**Required work**
Read the data and repeat it in full, exactly.
┄┄┄┄┄┄┄┄┄┄┄┄┄┄┄┄┄┄┄┄
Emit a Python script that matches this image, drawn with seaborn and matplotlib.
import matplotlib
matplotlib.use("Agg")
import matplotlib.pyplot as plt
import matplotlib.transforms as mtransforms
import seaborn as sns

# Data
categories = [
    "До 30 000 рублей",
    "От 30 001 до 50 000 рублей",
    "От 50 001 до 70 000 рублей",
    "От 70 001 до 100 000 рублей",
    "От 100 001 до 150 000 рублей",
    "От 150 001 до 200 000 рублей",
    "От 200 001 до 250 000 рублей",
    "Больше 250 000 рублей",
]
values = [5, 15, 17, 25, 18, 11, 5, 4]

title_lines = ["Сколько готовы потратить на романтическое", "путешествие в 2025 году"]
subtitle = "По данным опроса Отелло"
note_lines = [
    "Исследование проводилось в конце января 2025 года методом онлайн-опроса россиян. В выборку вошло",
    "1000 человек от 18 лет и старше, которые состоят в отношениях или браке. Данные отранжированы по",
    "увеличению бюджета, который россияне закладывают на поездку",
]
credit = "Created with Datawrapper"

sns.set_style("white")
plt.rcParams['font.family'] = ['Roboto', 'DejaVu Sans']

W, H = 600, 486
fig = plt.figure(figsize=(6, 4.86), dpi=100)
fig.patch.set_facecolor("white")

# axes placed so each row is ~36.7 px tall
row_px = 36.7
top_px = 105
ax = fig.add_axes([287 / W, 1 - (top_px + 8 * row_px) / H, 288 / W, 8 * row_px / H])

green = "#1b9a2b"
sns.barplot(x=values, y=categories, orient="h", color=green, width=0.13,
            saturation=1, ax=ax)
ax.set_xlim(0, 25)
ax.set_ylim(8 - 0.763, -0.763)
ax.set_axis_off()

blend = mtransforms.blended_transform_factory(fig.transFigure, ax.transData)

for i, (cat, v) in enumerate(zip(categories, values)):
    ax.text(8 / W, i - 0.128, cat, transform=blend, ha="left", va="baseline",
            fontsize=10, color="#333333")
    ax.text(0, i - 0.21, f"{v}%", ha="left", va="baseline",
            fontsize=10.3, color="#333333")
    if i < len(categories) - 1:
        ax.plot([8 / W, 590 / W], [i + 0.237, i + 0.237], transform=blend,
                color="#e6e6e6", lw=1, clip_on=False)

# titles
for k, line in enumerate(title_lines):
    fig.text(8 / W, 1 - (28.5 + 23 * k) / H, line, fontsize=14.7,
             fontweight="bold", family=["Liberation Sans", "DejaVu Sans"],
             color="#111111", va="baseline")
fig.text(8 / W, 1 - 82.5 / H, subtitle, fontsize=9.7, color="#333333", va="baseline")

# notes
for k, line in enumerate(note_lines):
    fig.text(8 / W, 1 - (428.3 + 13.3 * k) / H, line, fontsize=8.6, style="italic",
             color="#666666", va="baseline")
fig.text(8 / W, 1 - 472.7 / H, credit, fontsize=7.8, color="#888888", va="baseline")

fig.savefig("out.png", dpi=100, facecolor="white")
┄┄┄┄┄┄┄┄┄┄┄┄┄┄┄┄┄┄┄┄
**Exercise response**
Emit a Python script that matches this image, drawn with seaborn and matplotlib.
import matplotlib
matplotlib.use("Agg")
import matplotlib.pyplot as plt
import matplotlib.transforms as mtransforms
import seaborn as sns

# Data
categories = [
    "До 30 000 рублей",
    "От 30 001 до 50 000 рублей",
    "От 50 001 до 70 000 рублей",
    "От 70 001 до 100 000 рублей",
    "От 100 001 до 150 000 рублей",
    "От 150 001 до 200 000 рублей",
    "От 200 001 до 250 000 рублей",
    "Больше 250 000 рублей",
]
values = [5, 15, 17, 25, 18, 11, 5, 4]

title_lines = ["Сколько готовы потратить на романтическое", "путешествие в 2025 году"]
subtitle = "По данным опроса Отелло"
note_lines = [
    "Исследование проводилось в конце января 2025 года методом онлайн-опроса россиян. В выборку вошло",
    "1000 человек от 18 лет и старше, которые состоят в отношениях или браке. Данные отранжированы по",
    "увеличению бюджета, который россияне закладывают на поездку",
]
credit = "Created with Datawrapper"

sns.set_style("white")
plt.rcParams['font.family'] = ['Roboto', 'DejaVu Sans']

W, H = 600, 486
fig = plt.figure(figsize=(6, 4.86), dpi=100)
fig.patch.set_facecolor("white")

# axes placed so each row is ~36.7 px tall
row_px = 36.7
top_px = 105
ax = fig.add_axes([287 / W, 1 - (top_px + 8 * row_px) / H, 288 / W, 8 * row_px / H])

green = "#1b9a2b"
sns.barplot(x=values, y=categories, orient="h", color=green, width=0.13,
            saturation=1, ax=ax)
ax.set_xlim(0, 25)
ax.set_ylim(8 - 0.763, -0.763)
ax.set_axis_off()

blend = mtransforms.blended_transform_factory(fig.transFigure, ax.transData)

for i, (cat, v) in enumerate(zip(categories, values)):
    ax.text(8 / W, i - 0.128, cat, transform=blend, ha="left", va="baseline",
            fontsize=10, color="#333333")
    ax.text(0, i - 0.21, f"{v}%", ha="left", va="baseline",
            fontsize=10.3, color="#333333")
    if i < len(categories) - 1:
        ax.plot([8 / W, 590 / W], [i + 0.237, i + 0.237], transform=blend,
                color="#e6e6e6", lw=1, clip_on=False)

# titles
for k, line in enumerate(title_lines):
    fig.text(8 / W, 1 - (28.5 + 23 * k) / H, line, fontsize=14.7,
             fontweight="bold", family=["Liberation Sans", "DejaVu Sans"],
             color="#111111", va="baseline")
fig.text(8 / W, 1 - 82.5 / H, subtitle, fontsize=9.7, color="#333333", va="baseline")

# notes
for k, line in enumerate(note_lines):
    fig.text(8 / W, 1 - (428.3 + 13.3 * k) / H, line, fontsize=8.6, style="italic",
             color="#666666", va="baseline")
fig.text(8 / W, 1 - 472.7 / H, credit, fontsize=7.8, color="#888888", va="baseline")

fig.savefig("out.png", dpi=100, facecolor="white")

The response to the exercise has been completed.